Blood of the Hero: Ten years after the Calamity, the Shrine of Resurrection is damaged, leaving Link vulnerable and dying. Link’s parents, Abel and Tilieth, who were on the Great Plateau protecting the shrine, are now tasked with saving their son’s life by taking him to the Sheikah shrines across the land. Currently playing: Link’s still out of it but he’s about 5-6 hearts and one stamina vessel in and showing signs of improvement while his dad has a complete spiral from ten years of PTSD buildup and his mom tries to pick up the pieces and take care of them both. Oh, and Impa thinks they’re all insane.
The Imprisoning War: Millennia before Hyrule Warriors, Ganondorf attempts to steal the Triforce and it predictably shatters, starting a two year war that nearly destroys both Hyrule and the Gerudo. The other two Triforce piece bearers are HW Link’s predecessor, the half-Sheikah/half-Hylian named Link, who is madly in love with Ganondorf’s daughter and came to look at Ganon as something of a father figure, and Zelda, who has to overthrow her father to lead Hyrule to victory. Once Ganondorf is defeated, things only get worse for Link as he has to abandon Hemisi, the woman he loves who just helped him and Zelda defeat her father, and enter an arranged marriage with Zelda to save what’s left of their broken kingdom. (Backstory for Golden Mercy)

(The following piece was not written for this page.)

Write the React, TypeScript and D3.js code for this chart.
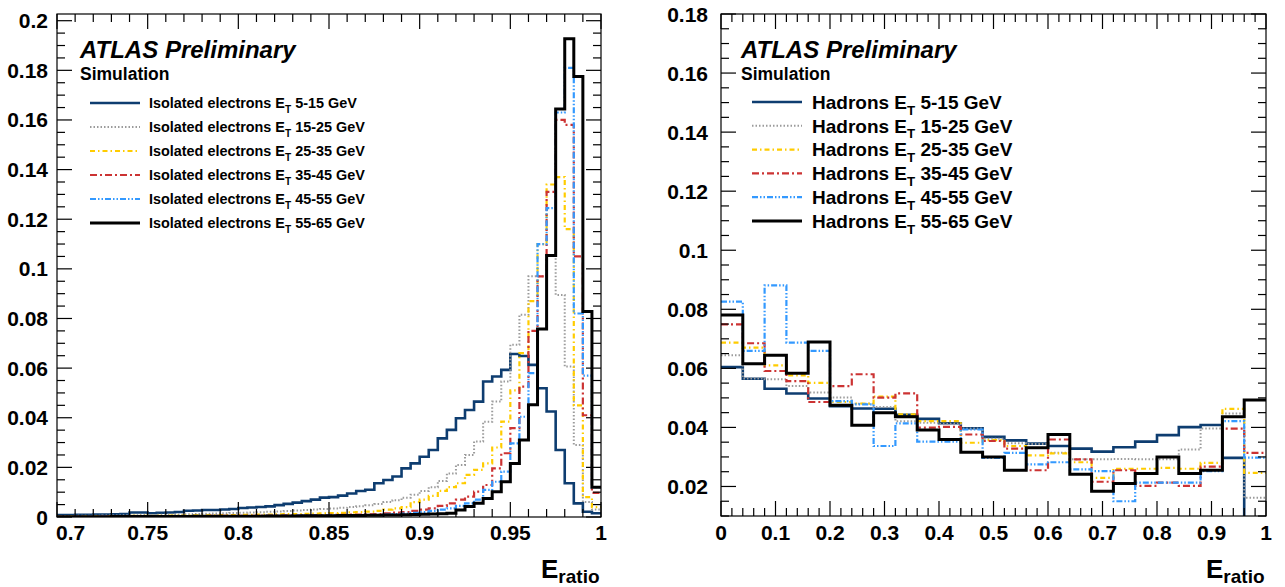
import React from "react";
import * as d3 from "d3";

// ---------- Left panel: isolated electrons, E_ratio 0.7 - 1.0 (60 bins) ----------
const elecLo = 0.7;
const elecBinWidth = 0.005;
const elecLabels = [
  "5-15 GeV",
  "15-25 GeV",
  "25-35 GeV",
  "35-45 GeV",
  "45-55 GeV",
  "55-65 GeV",
];
const elec5_15 = [
  0.0008, 0.0008, 0.0009, 0.0009, 0.001, 0.001, 0.0011, 0.0012, 0.0018, 0.0018,
  0.0015, 0.0017, 0.0018, 0.002, 0.0025, 0.0026, 0.0028, 0.0028, 0.003, 0.0032,
  0.0036, 0.0038, 0.004, 0.0043, 0.0048, 0.0053, 0.0058, 0.0064, 0.007, 0.0078,
  0.008, 0.0086, 0.0095, 0.0105, 0.011, 0.0136, 0.0149, 0.0163, 0.0196, 0.0216,
  0.0243, 0.027, 0.0317, 0.0351, 0.0398, 0.0431, 0.0465, 0.0546, 0.0566, 0.0593,
  0.0657, 0.0649, 0.0613, 0.0519, 0.0425, 0.027, 0.0136, 0.0055, 0.0021, 0.0015,
];
const elec15_25 = [
  0.0004, 0.0004, 0.0005, 0.0005, 0.0005, 0.0006, 0.0006, 0.0007, 0.0007, 0.0008,
  0.0008, 0.0009, 0.0009, 0.001, 0.0011, 0.0012, 0.0013, 0.0014, 0.0015, 0.0016,
  0.0017, 0.0018, 0.0019, 0.0021, 0.0022, 0.0024, 0.0026, 0.0028, 0.003, 0.0032,
  0.0034, 0.0037, 0.004, 0.0043, 0.0047, 0.0052, 0.006, 0.0068, 0.0078, 0.009,
  0.0105, 0.012, 0.0145, 0.0175, 0.021, 0.025, 0.0304, 0.0384, 0.0465, 0.0546,
  0.0694, 0.0815, 0.097, 0.097, 0.1056, 0.0895, 0.0606, 0.029, 0.006, 0.003,
];
const elec25_35 = [
  0.0003, 0.0003, 0.0003, 0.0003, 0.0004, 0.0004, 0.0004, 0.0004, 0.0005, 0.0005,
  0.0005, 0.0005, 0.0006, 0.0006, 0.0006, 0.0007, 0.0007, 0.0007, 0.0008, 0.0008,
  0.0009, 0.0009, 0.001, 0.001, 0.0011, 0.0012, 0.0012, 0.0013, 0.0014, 0.0015,
  0.0016, 0.0017, 0.0019, 0.002, 0.0022, 0.0025, 0.003, 0.0035, 0.004, 0.006,
  0.007, 0.0085, 0.0105, 0.012, 0.0136, 0.017, 0.019, 0.0216, 0.028, 0.0384,
  0.051, 0.066, 0.087, 0.11, 0.134, 0.137, 0.116, 0.045, 0.008, 0.004,
];
const elec35_45 = [
  0.0002, 0.0002, 0.0002, 0.0002, 0.0002, 0.0003, 0.0003, 0.0003, 0.0003, 0.0003,
  0.0003, 0.0003, 0.0004, 0.0004, 0.0004, 0.0004, 0.0004, 0.0005, 0.0005, 0.0005,
  0.0005, 0.0005, 0.0006, 0.0006, 0.0006, 0.0007, 0.0007, 0.0007, 0.0008, 0.0008,
  0.0009, 0.0009, 0.001, 0.001, 0.0011, 0.0012, 0.0015, 0.0018, 0.002, 0.0025,
  0.003, 0.0035, 0.0045, 0.0055, 0.007, 0.0082, 0.0102, 0.0129, 0.0196, 0.0257,
  0.0358, 0.0525, 0.075, 0.097, 0.131, 0.16, 0.158, 0.105, 0.041, 0.0097,
];
const elec45_55 = [
  0.0001, 0.0001, 0.0002, 0.0002, 0.0002, 0.0002, 0.0002, 0.0002, 0.0002, 0.0003,
  0.0003, 0.0003, 0.0003, 0.0003, 0.0003, 0.0003, 0.0004, 0.0004, 0.0004, 0.0004,
  0.0004, 0.0004, 0.0005, 0.0005, 0.0005, 0.0005, 0.0006, 0.0006, 0.0006, 0.0006,
  0.0007, 0.0007, 0.0007, 0.0008, 0.0008, 0.0009, 0.001, 0.0012, 0.0014, 0.0017,
  0.002, 0.0025, 0.003, 0.0035, 0.0045, 0.0055, 0.007, 0.0109, 0.0142, 0.0183,
  0.0297, 0.0404, 0.058, 0.11, 0.1245, 0.163, 0.181, 0.082, 0.057, 0.012,
];
const elec55_65 = [
  0.0001, 0.0001, 0.0001, 0.0001, 0.0001, 0.0001, 0.0002, 0.0002, 0.0002, 0.0002,
  0.0002, 0.0002, 0.0002, 0.0002, 0.0002, 0.0003, 0.0003, 0.0003, 0.0003, 0.0003,
  0.0003, 0.0003, 0.0003, 0.0004, 0.0004, 0.0004, 0.0004, 0.0005, 0.0005, 0.0005,
  0.0005, 0.0006, 0.0006, 0.0006, 0.0007, 0.0007, 0.0008, 0.0008, 0.0009, 0.001,
  0.0011, 0.0012, 0.0013, 0.0015, 0.0028, 0.0042, 0.0055, 0.0075, 0.0102, 0.0142,
  0.0216, 0.031, 0.0452, 0.0758, 0.1054, 0.1644, 0.1927, 0.1775, 0.0828, 0.012,
];

// ---------- Right panel: hadrons, E_ratio 0 - 1 (25 bins) ----------
const hadLo = 0;
const hadBinWidth = 0.04;
const had5_15 = [
  0.0604, 0.0565, 0.0531, 0.0515, 0.0498, 0.0472, 0.0464, 0.0463, 0.0443, 0.0429,
  0.0414, 0.0397, 0.0368, 0.0356, 0.0345, 0.0337, 0.0328, 0.0318, 0.0333, 0.0352,
  0.0374, 0.0401, 0.0408, 0.0297, 0.004,
];
const had15_25 = [
  0.0644, 0.0566, 0.0563, 0.054, 0.0518, 0.0501, 0.048, 0.0469, 0.0421, 0.0416,
  0.0412, 0.0396, 0.0362, 0.0346, 0.0344, 0.0314, 0.0292, 0.0292, 0.0293, 0.0292,
  0.0292, 0.0325, 0.0396, 0.0447, 0.0162,
];
const had25_35 = [
  0.0687, 0.067, 0.061, 0.0576, 0.0551, 0.0486, 0.0481, 0.0504, 0.0444, 0.0421,
  0.0421, 0.0348, 0.0357, 0.0337, 0.0305, 0.0312, 0.0282, 0.0229, 0.026, 0.026,
  0.0263, 0.026, 0.028, 0.0463, 0.0246,
];
const had35_45 = [
  0.0749, 0.0685, 0.0591, 0.0557, 0.0486, 0.054, 0.058, 0.0501, 0.0515, 0.0399,
  0.0402, 0.0376, 0.0354, 0.0328, 0.0255, 0.0359, 0.0292, 0.0216, 0.0255, 0.0202,
  0.0213, 0.0202, 0.0267, 0.0396, 0.0314,
];
const had45_55 = [
  0.0826, 0.0659, 0.0881, 0.0687, 0.0659, 0.0489, 0.0478, 0.0337, 0.0414, 0.0352,
  0.0352, 0.0393, 0.0297, 0.0314, 0.0275, 0.0282, 0.0258, 0.0252, 0.015, 0.0213,
  0.0213, 0.0213, 0.0252, 0.0421, 0.0298,
];
const had55_65 = [
  0.0781, 0.0616, 0.0644, 0.0583, 0.0689, 0.0475, 0.0407, 0.045, 0.0436, 0.0391,
  0.0359, 0.0316, 0.03, 0.0255, 0.0331, 0.0376, 0.0241, 0.0184, 0.021, 0.0244,
  0.03, 0.0244, 0.0255, 0.0436, 0.0493,
];

const leftYTicks = [0, 0.02, 0.04, 0.06, 0.08, 0.1, 0.12, 0.14, 0.16, 0.18, 0.2];
const leftXTicks = [0.7, 0.75, 0.8, 0.85, 0.9, 0.95, 1];
const rightYTicks = [0.02, 0.04, 0.06, 0.08, 0.1, 0.12, 0.14, 0.16, 0.18];
const rightXTicks = [0, 0.1, 0.2, 0.3, 0.4, 0.5, 0.6, 0.7, 0.8, 0.9, 1];

// line styles (same order as the series)
const STYLES = [
  { stroke: "#0e3d70", width: 2.6, dash: "" },
  { stroke: "#9b9b9b", width: 2, dash: "1.5 2" },
  { stroke: "#ffcc00", width: 2.2, dash: "5 3 1.5 3" },
  { stroke: "#cc3333", width: 2.2, dash: "7 3 2 3" },
  { stroke: "#3399ff", width: 2.2, dash: "6 2 1.5 2 1.5 2" },
  { stroke: "#000000", width: 3, dash: "" },
];

const FONT = "'Liberation Sans', Arial, Helvetica, sans-serif";

type PanelProps = {
  id: string;
  x0: number;
  x1: number;
  yTop: number;
  yBot: number;
  xDomain: [number, number];
  yDomain: [number, number];
  xTicks: number[];
  yTicks: number[];
  xMinorStep: number;
  yMinorStep: number;
  series: number[][];
  lo: number;
  binW: number;
  labelRight: number;
  fmtX: (v: number) => string;
};

function Panel(p: PanelProps) {
  const x = d3.scaleLinear().domain(p.xDomain).range([p.x0, p.x1]);
  const y = d3.scaleLinear().domain(p.yDomain).range([p.yBot, p.yTop]);
  const line = d3
    .line<[number, number]>()
    .x((d) => x(d[0]))
    .y((d) => y(d[1]))
    .curve(d3.curveStepAfter);

  const pathFor = (vals: number[]) => {
    const pts: [number, number][] = vals.map((v, i) => [p.lo + i * p.binW, v]);
    pts.push([p.lo + vals.length * p.binW, vals[vals.length - 1]]);
    return line(pts) || "";
  };

  const eps = 1e-9;
  const xMinor = d3
    .range(p.xDomain[0], p.xDomain[1] + eps, p.xMinorStep)
    .filter((v) => v <= p.xDomain[1] + eps);
  const yMinorStart = Math.ceil(p.yDomain[0] / p.yMinorStep - eps) * p.yMinorStep;
  const yMinor = d3
    .range(yMinorStart, p.yDomain[1] + eps, p.yMinorStep)
    .filter((v) => v <= p.yDomain[1] + eps);
  const isMajor = (v: number, arr: number[]) => arr.some((t) => Math.abs(t - v) < 1e-6);

  const MAJ = 15;
  const MIN = 8;

  return (
    <g>
      <defs>
        <clipPath id={`clip-${p.id}`}>
          <rect x={p.x0} y={p.yTop} width={p.x1 - p.x0} height={p.yBot - p.yTop} />
        </clipPath>
      </defs>
      <g clipPath={`url(#clip-${p.id})`}>
        {p.series.map((vals, i) => (
          <path
            key={i}
            d={pathFor(vals)}
            fill="none"
            stroke={STYLES[i].stroke}
            strokeWidth={STYLES[i].width}
            strokeDasharray={STYLES[i].dash || undefined}
            strokeLinejoin="miter"
          />
        ))}
      </g>
      {/* frame */}
      <rect
        x={p.x0}
        y={p.yTop}
        width={p.x1 - p.x0}
        height={p.yBot - p.yTop}
        fill="none"
        stroke="#000"
        strokeWidth={1.2}
      />
      {/* x ticks bottom & top */}
      {xMinor.map((v, i) => {
        const len = isMajor(v, p.xTicks) ? MAJ : MIN;
        const xx = x(v);
        return (
          <g key={"xt" + i} stroke="#000" strokeWidth={1.2}>
            <line x1={xx} x2={xx} y1={p.yBot} y2={p.yBot - len} />
            <line x1={xx} x2={xx} y1={p.yTop} y2={p.yTop + len} />
          </g>
        );
      })}
      {/* y ticks left & right */}
      {yMinor.map((v, i) => {
        const len = isMajor(v, p.yTicks) ? MAJ : MIN;
        const yy = y(v);
        return (
          <g key={"yt" + i} stroke="#000" strokeWidth={1.2}>
            <line x1={p.x0} x2={p.x0 + len} y1={yy} y2={yy} />
            <line x1={p.x1} x2={p.x1 - len} y1={yy} y2={yy} />
          </g>
        );
      })}
      {/* y labels */}
      {p.yTicks.map((v, i) => (
        <text
          key={"yl" + i}
          x={p.labelRight}
          y={y(v) + 7.5}
          textAnchor="end"
          fontFamily={FONT}
          fontWeight="bold"
          fontSize={21}
        >
          {d3.format("~g")(v)}
        </text>
      ))}
      {/* x labels */}
      {p.xTicks.map((v, i) => {
        const first = i === 0 && p.id === "left";
        return (
          <text
            key={"xl" + i}
            x={first ? x(v) - 1 : x(v)}
            y={540}
            textAnchor={first ? "start" : "middle"}
            fontFamily={FONT}
            fontWeight="bold"
            fontSize={21}
          >
            {p.fmtX(v)}
          </text>
        );
      })}
      {/* axis title */}
      <text x={p.x1 - 60} y={578} fontFamily={FONT} fontWeight="bold" fontSize={26}>
        E
        <tspan fontSize={19} dy={5}>
          ratio
        </tspan>
      </text>
    </g>
  );
}

function Legend(props: {
  x: number;
  y: number;
  dy: number;
  lineLen: number;
  textX: number;
  fontSize: number;
  prefix: string;
}) {
  const { x, y, dy, lineLen, textX, fontSize, prefix } = props;
  return (
    <g>
      {elecLabels.map((lab, i) => {
        const yy = y + i * dy;
        const st = STYLES[i];
        return (
          <g key={i}>
            <line
              x1={x}
              x2={x + lineLen}
              y1={yy}
              y2={yy}
              stroke={st.stroke}
              strokeWidth={st.width}
              strokeDasharray={st.dash || undefined}
            />
            <text
              x={textX}
              y={yy + fontSize * 0.36}
              fontFamily={FONT}
              fontWeight="bold"
              fontSize={fontSize}
            >
              {prefix} E
              <tspan fontSize={fontSize * 0.7} dy={fontSize * 0.3}>
                T
              </tspan>
              <tspan dy={-fontSize * 0.3}> {lab}</tspan>
            </text>
          </g>
        );
      })}
    </g>
  );
}

function Header(props: { x: number }) {
  return (
    <g fontFamily={FONT} fontWeight="bold">
      <text x={props.x} y={58} fontSize={24} fontStyle="italic">
        ATLAS Preliminary
      </text>
      <text x={props.x} y={80} fontSize={17.5}>
        Simulation
      </text>
    </g>
  );
}

export default function App() {
  const fmtLeft = (v: number) => d3.format("~g")(v);
  return (
    <div style={{ position: "fixed", left: 0, top: 0 }}>
      <svg width={1285} height={587} style={{ display: "block", background: "#fff" }}>
        <Panel
          id="left"
          x0={57}
          x1={601}
          yTop={14}
          yBot={517}
          xDomain={[0.7, 1]}
          yDomain={[0, 0.2027]}
          xTicks={leftXTicks}
          yTicks={leftYTicks}
          xMinorStep={0.01}
          yMinorStep={0.005}
          series={[elec5_15, elec15_25, elec25_35, elec35_45, elec45_55, elec55_65]}
          lo={elecLo}
          binW={elecBinWidth}
          labelRight={48}
          fmtX={fmtLeft}
        />
        <Panel
          id="right"
          x0={721}
          x1={1266}
          yTop={14}
          yBot={516}
          xDomain={[0, 1]}
          yDomain={[0.01, 0.18]}
          xTicks={rightXTicks}
          yTicks={rightYTicks}
          xMinorStep={0.02}
          yMinorStep={0.005}
          series={[had5_15, had15_25, had25_35, had35_45, had45_55, had55_65]}
          lo={hadLo}
          binW={hadBinWidth}
          labelRight={708}
          fmtX={fmtLeft}
        />
        <Header x={80} />
        <Header x={741} />
        <Legend x={90} y={103} dy={24} lineLen={50} textX={149} fontSize={14.4} prefix="Isolated electrons" />
        <Legend x={752} y={102} dy={23.8} lineLen={50} textX={812} fontSize={19} prefix="Hadrons" />
      </svg>
    </div>
  );
}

Golden Mercy: When Ganondorf returns during Hyrule Warriors, he’s on a mission to make things right, though what that means is beyond everyone around him. Kidnapping the Hero of Hyrule and telling him he’s protecting him from the Queen is not what anyone expected, and nobody can quite figure out what his ultimate goal is. Link sure is confused, though, and… starting tor realize there’s more to Ganondorf than just being a monster. Zelda, on the other hand, is quickly spiraling with panic and fear over losing her friend and Hero, as well as trying to protect her kingdom from such a threat that was so dangerous the previous Hero split his soul into pieces to prevent him from ever returning. (Lots of redemption arcs. Lots of them.)

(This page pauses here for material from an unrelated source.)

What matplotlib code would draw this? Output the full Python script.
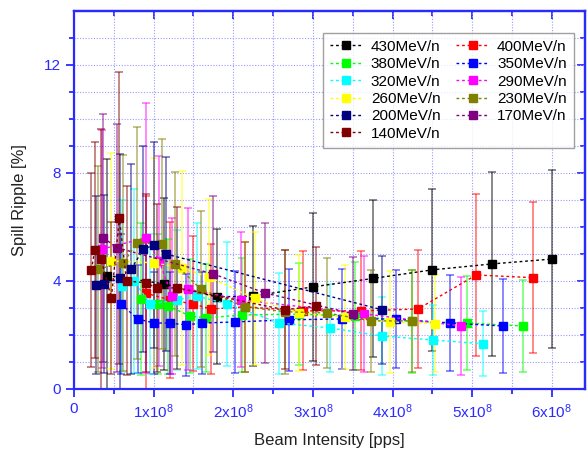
import matplotlib
matplotlib.use("Agg")
import matplotlib.pyplot as plt

plt.rcParams['font.family'] = ['Liberation Sans', 'DejaVu Sans']
plt.rcParams['mathtext.default'] = 'regular'

# beam intensity in units of 1e8 pps, spill ripple in %
labels = ["430MeV/n", "400MeV/n", "380MeV/n", "350MeV/n", "320MeV/n", "290MeV/n",
          "260MeV/n", "230MeV/n", "200MeV/n", "170MeV/n", "140MeV/n"]
colors = ["#000000", "#ff0000", "#00ff00", "#0000ff", "#00ffff", "#ff00ff",
          "#ffff00", "#808000", "#000080", "#800080", "#800000"]

x430 = [0.42, 1.13, 1.79, 2.25, 3.00, 3.75, 4.50, 5.25, 6.00]
y430 = [4.20, 3.89, 3.41, 3.44, 3.78, 4.09, 4.41, 4.63, 4.81]
e430 = [4.3, 3.2, 2.5, 2.6, 2.75, 2.9, 3.0, 3.4, 3.3]

x400 = [0.90, 1.20, 1.49, 1.72, 2.15, 2.88, 3.60, 4.32, 5.05, 5.77]
y400 = [3.55, 3.30, 3.15, 2.96, 3.04, 2.89, 2.89, 2.96, 4.22, 4.12]
e400 = [3.6, 2.9, 2.5, 2.4, 2.4, 2.2, 2.2, 2.2, 3.0, 2.8]

x380 = [0.84, 1.06, 1.18, 1.46, 1.66, 2.11, 2.82, 3.53, 4.24, 4.93, 5.64]
y380 = [3.33, 3.15, 3.07, 2.70, 2.63, 2.74, 2.77, 2.70, 2.50, 2.44, 2.33]
e380 = [2.8, 2.6, 2.5, 2.1, 2.0, 2.1, 1.9, 2.0, 1.9, 1.75, 1.72]

x350 = [0.59, 0.80, 1.01, 1.20, 1.41, 1.61, 2.02, 2.70, 3.37, 4.05, 4.72, 5.39]
y350 = [3.15, 2.59, 2.44, 2.44, 2.37, 2.44, 2.48, 2.56, 2.59, 2.59, 2.44, 2.33]
e350 = [2.6, 2.0, 1.9, 1.9, 1.9, 1.9, 1.9, 1.9, 1.87, 1.8, 1.77, 1.75]

x320 = [0.60, 0.75, 0.96, 1.30, 1.54, 1.92, 2.58, 3.21, 3.87, 4.51, 5.14]
y320 = [3.81, 4.00, 3.15, 3.30, 3.44, 3.15, 2.44, 2.26, 1.96, 1.81, 1.67]
e320 = [3.2, 3.4, 2.6, 2.6, 2.7, 2.3, 1.87, 1.64, 1.46, 1.3, 1.2]

x290 = [0.35, 0.91, 1.07, 1.23, 1.43, 2.10, 3.64, 4.86]
y290 = [5.18, 5.60, 4.74, 3.44, 3.70, 3.30, 2.78, 2.33]
e290 = [4.4, 5.0, 3.9, 2.9, 3.0, 2.5, 2.15, 1.8]

x260 = [0.47, 1.01, 1.36, 1.69, 2.27, 2.83, 3.40, 3.97, 4.53]
y260 = [4.74, 4.67, 4.48, 4.15, 3.35, 2.81, 2.66, 2.48, 2.42]
e260 = [4.0, 3.9, 3.6, 2.9, 2.45, 2.15, 1.93, 1.9, 1.8]

x230 = [0.30, 0.62, 0.79, 1.10, 1.27, 1.59, 2.15, 2.65, 3.18, 3.73, 4.24]
y230 = [4.44, 4.67, 5.41, 5.37, 4.63, 3.70, 3.04, 2.86, 2.81, 2.52, 2.52]
e230 = [3.8, 4.0, 4.3, 3.9, 3.4, 2.9, 2.4, 2.3, 2.05, 1.9, 1.9]

x200 = [0.28, 0.38, 0.58, 0.72, 0.87, 1.01, 1.15, 3.87]
y200 = [3.85, 3.89, 4.11, 4.44, 5.18, 5.33, 5.00, 2.93]
e200 = [3.3, 3.3, 4.6, 3.9, 3.8, 3.8, 3.6, 2.0]

x170 = [0.37, 0.54, 1.75, 2.40, 3.50]
y170 = [5.60, 5.23, 4.26, 3.55, 2.79]
e170 = [4.6, 4.6, 2.9, 2.6, 2.1]

x140 = [0.22, 0.26, 0.34, 0.47, 0.57, 0.66, 0.90, 1.04, 1.30, 2.65, 3.04]
y140 = [4.41, 5.15, 4.81, 3.37, 6.33, 4.00, 3.93, 3.74, 3.74, 2.93, 3.07]
e140 = [3.6, 4.0, 4.81, 2.8, 5.4, 3.5, 3.3, 3.1, 3.0, 2.2, 2.2]

xs = [x430, x400, x380, x350, x320, x290, x260, x230, x200, x170, x140]
ys = [y430, y400, y380, y350, y320, y290, y260, y230, y200, y170, y140]
es = [e430, e400, e380, e350, e320, e290, e260, e230, e200, e170, e140]

xtick_vals = [0, 1, 2, 3, 4, 5, 6]
xtick_labels = ["0", "1x10$^8$", "2x10$^8$", "3x10$^8$", "4x10$^8$", "5x10$^8$", "6x10$^8$"]
xminor = [0.5, 1.5, 2.5, 3.5, 4.5, 5.5]
ytick_vals = [0, 4, 8, 12]
yminor = [1, 2, 3, 5, 6, 7, 9, 10, 11, 13]

blue = "#2a2aff"

fig = plt.figure(figsize=(5.87, 4.57), dpi=100)
ax = fig.add_axes([0.126, 0.149, 0.871, 0.827])

handles = []
for x, y, e, c, lab in zip(xs, ys, es, colors, labels):
    ax.errorbar(x, y, yerr=e, fmt='none', ecolor=c, alpha=0.5,
                elinewidth=1.3, capsize=3, capthick=1.3, zorder=2)
    h, = ax.plot(x, y, linestyle=(0, (2, 2)), linewidth=1.0, color=c,
                 marker='s', markersize=5.5, markeredgecolor=c, label=lab, zorder=3)
    handles.append(h)

ax.set_xlim(0, 6.42)
ax.set_ylim(0, 14)
ax.set_xticks(xtick_vals)
ax.set_xticklabels(xtick_labels)
ax.set_xticks(xminor, minor=True)
ax.set_yticks(ytick_vals)
ax.set_yticks(yminor, minor=True)

ax.grid(True, which='both', color='#9a9aff', linestyle=(0, (1, 1.5)), linewidth=0.8)
ax.set_axisbelow(True)

for s in ax.spines.values():
    s.set_color(blue)
    s.set_linewidth(1.6)

ax.tick_params(axis='both', which='both', colors=blue, labelsize=11, width=1.3,
               direction='out')
ax.tick_params(axis='both', which='major', length=6)
ax.tick_params(axis='both', which='minor', length=3.5)

# top and right ticks point inwards
top = ax.secondary_xaxis('top')
top.set_xticks(xtick_vals)
top.set_xticks(xminor, minor=True)
top.tick_params(which='both', direction='in', colors=blue, width=1.3, labeltop=False)
top.tick_params(which='major', length=6)
top.tick_params(which='minor', length=3.5)
top.spines['top'].set_color(blue)
top.spines['top'].set_linewidth(1.6)
right = ax.secondary_yaxis('right')
right.set_yticks(ytick_vals)
right.set_yticks(yminor, minor=True)
right.tick_params(which='both', direction='in', colors=blue, width=1.3, labelright=False)
right.tick_params(which='major', length=6)
right.tick_params(which='minor', length=3.5)
right.spines['right'].set_color(blue)
right.spines['right'].set_linewidth(1.6)

ax.set_xlabel("Beam Intensity [pps]", fontsize=12, color='#222222', labelpad=9)
ax.set_ylabel("Spill Ripple [%]", fontsize=12, color='#222222', labelpad=12)

# legend laid out row-wise like the original
order = [0, 2, 4, 6, 8, 10, 1, 3, 5, 7, 9]
leg = ax.legend([handles[i] for i in order], [labels[i] for i in order],
                ncol=2, loc='upper right', bbox_to_anchor=(0.992, 0.962),
                fontsize=11, frameon=True, fancybox=False, handlelength=2.2,
                columnspacing=1.0, labelspacing=0.22, borderpad=0.45,
                handletextpad=0.5)
leg.get_frame().set_edgecolor('#888888')
leg.get_frame().set_linewidth(1.0)
leg.set_zorder(5)

fig.savefig("out.png", dpi=100)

Wild Spirit: When BotW Link is mortally wounded in the Calamity, Zelda decides that Hyrule can be saved more quickly if she lets the Spirit of the Hero be reborn in a new Hero rather than hope a potentially malfunctioning shrine can maybe heal her friend in a few decades and he might not even know what to do. BotW Link dies, but his spirit remains to guide the next Hero, a young man from Lurelin Village. This new Link is friends with his strange spirit companion, and slowly learns his destiny as he grows older. Now that he’s of age, he must take up th mantle of Hero of Hyrule, and his first task is to find the Master Sword, which was entrusted to his predecessor’s father, Abel.
Dad Squad: This one I share with @nancyheart11 and literally anyone else who wants to jump in and have fun with the Dads. When the Yiga use new magic to jump to different points in Hyrule’s history and kidnap Heroes of Hyrule, it’s up to their Dads to save them. Then again, Link doesn’t really need saving all that often, and putting a bunch of Links together is never a good idea for the bad guys, so the Links bust themselves out. But now they’re running around lost and confused, the Dads are still trying to find their Boys, and the Yiga are somewhere in the middle. As for their motives… well. There’s a dark magical mask, maybe a Bad Dad demon king, and a whole bunch of idiocy chaos.
LU in Healthcare: Basically what it says on the tin. The Chain is in modern land and they’re all involved in the world of healthcare! And somehow everyone tolerates my pittance of updates/lore.
Hero of Shadow: During the events of TotK, the demon king discovers the grave of someone he knew and loved dearly - a young Sheikah/Hylian warrior named Link. Using his powers, Gan resurrects him at a price, to ensure that his boy stays safe and loyal. Meanwhile, this young shadow warrior is trying desperately to break free of his father figure’s control while fighting his own feelings on the matter, and his only guide is a strange mystical voice that leads him to shards of a broken sword. In the surface, TotK Link is starting to figure out that something else is going on in the depths. (Essentially, I threw my Imprisoning War blorbos into TotK)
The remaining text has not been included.